6. INTEGRATED COMMUNICATION IS A PHRASE THAT'S IN VOGUE. HOW DO YOU SEE IT?



Think about if you found yourself at a conference for German choir music in the 1800s. It's not a topic that really interests you and you are listening with just one ear. But at the break you find yourself smack in front of Fritz Andersson, one of the speakers. Over a shrimp sandwich he tells you about his next project (a book on the organ in the Leipzig Cathedral) and it ends with the two of you scheduling a meeting the next day at the cathedral where you get a guided tour and buy a copy of his book with a dedication. And during that time you also subscribe to a very expensive stenciled weekly newsletter he puts out.

It doesn't really matter what the message is. If the quality contact is high enough it will be interesting.

Today we have new possibilities to really communicate with people. Suddenly we can step down from the podium, go on to the refreshments and start a dialog, a conversation.

The Internet is one way to do that successfully - but there are many, many others. It's about getting away from the flat, mechanical and routine, without losing the connecting thread. Getting more concrete. Getting nearer to reality. If you want you can label that integrated communication. That sounds professional.

7. A LOT IS SAID ABOUT THE RELATIONSHIP BETWEEN STRATEGIC AND TACTICAL COMMUNICATION. COMMENTS?



Is an H&M poster featuring Brad Pitt and socks for 15 SEK tactical or strategic?

It's an academic discussion.

Consumers are not one bit interested in the difference between tactical and strategic. But if a brand's personality doesn't hang together, if the tone fades in and out - you can tell. And consciously or not the picture of the product or the company is affected.

With us each and every work group often has both tactical and strategic responsibilities. That way you avoid idiotic discussions of "above and below the line."

8. INTERNATIONAL ACCOUNTS BUT NO NETWORK. HOW DOES THAT WORK?



It works well, thanks.

Today more than half of our turnover is from accounts that in one way or another reach across many markets.

It could be a global account like Wasa. Or Volvo, where we have responsibility for Scandinavian communications and then do specific projects for the rest of the world. Or IKEA, where we are the lead agency in Sweden and do digital campaigns for a big part of the global markets and ever more projects in the U.S. market. Or Libero where our TV ads are playing throughout Europe. And on and on.

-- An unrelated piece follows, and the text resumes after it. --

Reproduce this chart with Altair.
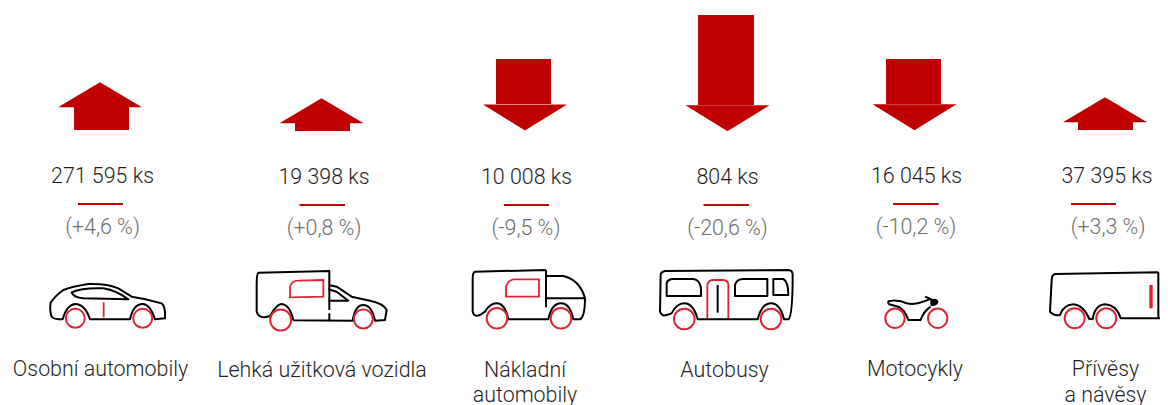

Our model is simple. Instead of building a big, expensive and static structure we tailor-make a solution for each project.

Modern technique and global media consultants solve the logistical problems when it comes to getting the ads out. (That's not how it worked in the 60's when the big networks were established.) Today the biggest challenge is instead to find an intelligent model for collaboration between the central organization, the people out in the markets and the ad agency.

9. NOW YOU ARE IN BOTH GOTHENBURG AND STOCKHOLM. HOW DOES THAT WORK?



Gothenburg is an important part of our identity and for a long time we only saw ourselves there, or here we should say. That made us automatic outsiders. At the beginning all of our competitors and many of our clients were in Stockholm.

We felt good about being the outsiders. But in 2001 we decided to open an office in Stockholm anyway and there was one simple reason. Sweden is a little country and too many of the smartest people weren't moving west.
It seemed like a dramatic decision. How would it effect the culture to be in two places? How would we work together?

Now you know. It wasn't really dramatic. It was a lot of fun because we got new smart colleagues, and the project caused us to take a step forward.

We work together completely seamlessly. The bulk of accounts involve people from both offices, one way or another.

At this writing we are about 70 people above the NK House in Gothenburg, and over 30 above the NK House in Stockholm. The same orange carpet. The same open room.